* Problem description
Count the lines below that contain "this". Give only the number.

━━ Data excerpts ━━

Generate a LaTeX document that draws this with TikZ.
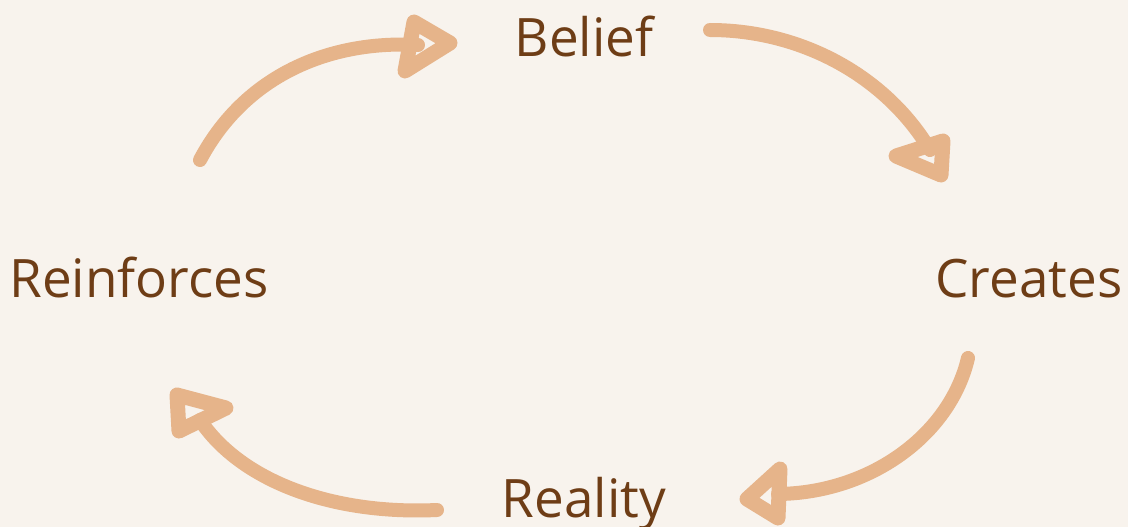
\documentclass[tikz,border=0pt]{standalone}
\usepackage{fontspec}
\setmainfont{Open Sans}
\definecolor{bg}{HTML}{F8F3ED}
\definecolor{arr}{HTML}{E6B48A}
\definecolor{txt}{HTML}{6E3D16}
\begin{document}
\begin{tikzpicture}[x=1pt,y=-1pt,
  lbl/.style={text=txt,font=\fontsize{53}{60}\selectfont,anchor=base,inner sep=0pt},
  stroke/.style={draw=arr,line width=14pt,line cap=round,line join=round},
  headstroke/.style={draw=arr,line width=15pt,line cap=round,line join=round}]
\fill[bg] (0,0) rectangle (1128,527);
\useasboundingbox (0,0) rectangle (1128,527);
\node[lbl] (belief) at (584,57) {Belief};
\node[lbl] (creates) at (1029,297) {Creates};
\node[lbl] (reinf) at (139,297) {Reinforces};
\node[lbl] (reality) at (584,517) {Reality};
% arrow 1
\draw[stroke] (200,160) .. controls (245,75) and (330,40) .. (418,45);
\draw[headstroke] (414,22) -- (450,43) -- (405,71) -- cycle;
% arrow 2
\draw[stroke] (710,30) .. controls (800,30) and (885,75) .. (930,150);
\draw[headstroke] (896,156) -- (943,141) -- (941,175) -- cycle;
% arrow 3
\draw[stroke] (968,358) .. controls (950,435) and (870,493) .. (778,494);
\draw[headstroke] (780,469) -- (747,499) -- (778,518) -- cycle;
% arrow 4
\draw[stroke] (437,510) .. controls (330,515) and (240,480) .. (200,420);
\draw[headstroke] (177,395) -- (226,408) -- (179,431) -- cycle;
\end{tikzpicture}
\end{document}
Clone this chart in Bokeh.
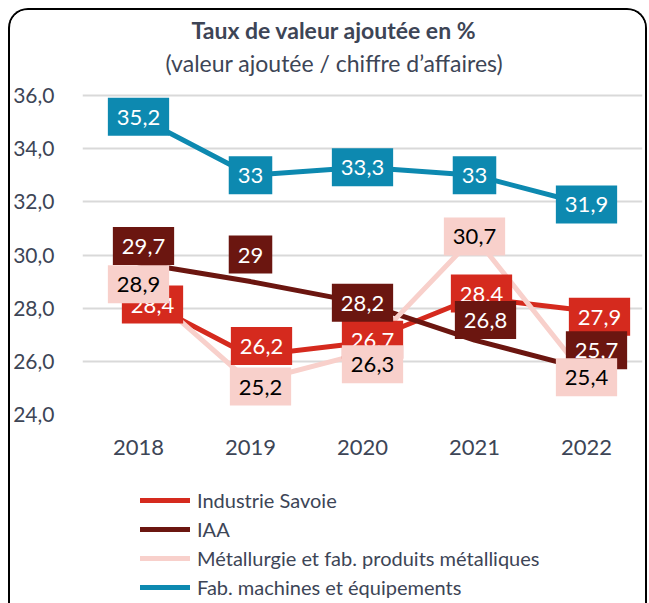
from bokeh.plotting import figure
from bokeh.layouts import column
from bokeh.models import (ColumnDataSource, FactorRange, Range1d, FixedTicker,
                          Legend, LegendItem, Title)
from bokeh.core.properties import value
from bokeh.embed import file_html
from bokeh.resources import INLINE

# ---------------- data ----------------
years = ["2018", "2019", "2020", "2021", "2022"]
industrie_savoie = [28.4, 26.2, 26.7, 28.4, 27.9]
iaa = [29.7, 29.0, 28.2, 26.8, 25.7]
metallurgie = [28.9, 25.2, 26.3, 30.7, 25.4]
machines = [35.2, 33.0, 33.3, 33.0, 31.9]
series_names = ["Industrie Savoie", "IAA",
                "Métallurgie et fab. produits métalliques",
                "Fab. machines et équipements"]
y_ticks = [24, 26, 28, 30, 32, 34, 36]
y_tick_labels = ["24,0", "26,0", "28,0", "30,0", "32,0", "34,0", "36,0"]
title_text = "Taux de valeur ajoutée en %"
subtitle_text = "(valeur ajoutée / chiffre d’affaires)"

# ---------------- style ----------------
FONT = "Lato"
TXT = "#3D4556"
colors = ["#D52A1E", "#6B1610", "#F8D0CB", "#0D89B0"]
label_text_colors = ["white", "white", "black", "white"]
# label offsets in screen pixels (dx right, dy down)
label_dx = [[14, 11, 10, 7, 13], [5, 0, 0, 11, 10], [0, 10, 10, 0, 0], [0, 0, 0, 0, 0]]
label_dy = [[7, -10, -3, -4, 6], [-17, -27, 0, -20, -19], [0, 4, 11, 0, 0], [0, 0, 0, 0, 0]]

W = 635
H_CHART, H_LEG = 460, 133
FR_LEFT, FR_RIGHT_PAD = 68, 3
GRID_TOP, FR_TOP, FR_BOTTOM = 85, 69, 404      # canvas pixels
px_per_unit = (FR_BOTTOM - GRID_TOP) / (y_ticks[-1] - y_ticks[0])
y_top = y_ticks[0] + (FR_BOTTOM - FR_TOP) / px_per_unit

p = figure(width=W, height=H_CHART, x_range=FactorRange(*years, range_padding=0),
           y_range=Range1d(y_ticks[0], y_top), output_backend="svg",
           toolbar_location=None,
           min_border_left=FR_LEFT, min_border_right=FR_RIGHT_PAD,
           min_border_top=FR_TOP, min_border_bottom=H_CHART - FR_BOTTOM,
           outline_line_color=None,
           background_fill_color="white", border_fill_color="white")

p.xgrid.grid_line_color = None
p.ygrid.grid_line_color = "#D9D9D9"
p.ygrid.grid_line_width = 2

p.yaxis.ticker = FixedTicker(ticks=y_ticks)
p.yaxis.major_label_overrides = {t: l for t, l in zip(y_ticks, y_tick_labels)}
for ax in (p.xaxis, p.yaxis):
    ax.axis_line_color = None
    ax.major_tick_line_color = None
    ax.minor_tick_line_color = None
    ax.major_label_text_font = FONT
    ax.major_label_text_color = TXT
p.yaxis.major_label_text_font_size = "21px"
p.yaxis.major_label_standoff = 22
p.xaxis.major_label_text_font_size = "22px"
p.xaxis.major_label_standoff = 19

all_series = [industrie_savoie, iaa, metallurgie, machines]
for vals, col in zip(all_series, colors):
    p.line(x=years, y=vals, line_color=col, line_width=5,
           line_join="round", line_cap="round")

for i, (vals, col) in enumerate(zip(all_series, colors)):
    src = ColumnDataSource(dict(
        x=years, y=vals,
        label=[f"{v:g}".replace(".", ",") for v in vals],
        dx=label_dx[i], dy=label_dy[i]))
    p.text(x="x", y="y", text="label", source=src, x_offset="dx", y_offset="dy",
           text_font=value(FONT), text_font_size="22px",
           text_color=label_text_colors[i], text_align="center",
           text_baseline="middle", background_fill_color=col,
           padding=dict(left=9, right=9, top=12, bottom=11))

p.add_layout(Title(text=subtitle_text, align="left", offset=83, text_font=FONT,
                   text_font_size="23px", text_font_style="normal",
                   text_color=TXT, standoff=6), "above")
p.add_layout(Title(text=title_text, align="left", offset=109, text_font=FONT,
                   text_font_size="23px", text_font_style="bold",
                   text_color=TXT, standoff=0), "above")

# ---- legend panel ----
q = figure(width=W, height=H_LEG, x_range=Range1d(0, 1), y_range=Range1d(0, 1),
           output_backend="svg", toolbar_location=None, min_border=0,
           x_axis_type=None, y_axis_type=None, outline_line_color=None,
           background_fill_color="white", border_fill_color="white")
nan = float("nan")
swatches = [q.line(x=[nan], y=[nan], line_color=col, line_width=5, line_cap="round")
            for col in colors]
legend = Legend(items=[LegendItem(label=n, renderers=[r])
                       for n, r in zip(series_names, swatches)],
                location=(58, 4), orientation="vertical",
                glyph_width=50, glyph_height=24, label_height=24, spacing=5,
                label_standoff=7, padding=0, margin=0,
                border_line_color=None, background_fill_alpha=0,
                label_text_font=FONT, label_text_font_size="20px",
                label_text_color=TXT)
q.add_layout(legend)

layout = column(p, q, spacing=0)
layout.styles = {"margin-left": "8px", "margin-top": "8px",
                 "box-sizing": "content-box",
                 "border": "2px solid black", "border-bottom": "none",
                 "border-radius": "20px 20px 0 0", "overflow": "hidden"}

open("out.html", "w").write(file_html(layout, INLINE))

━━━

* Response to the task
2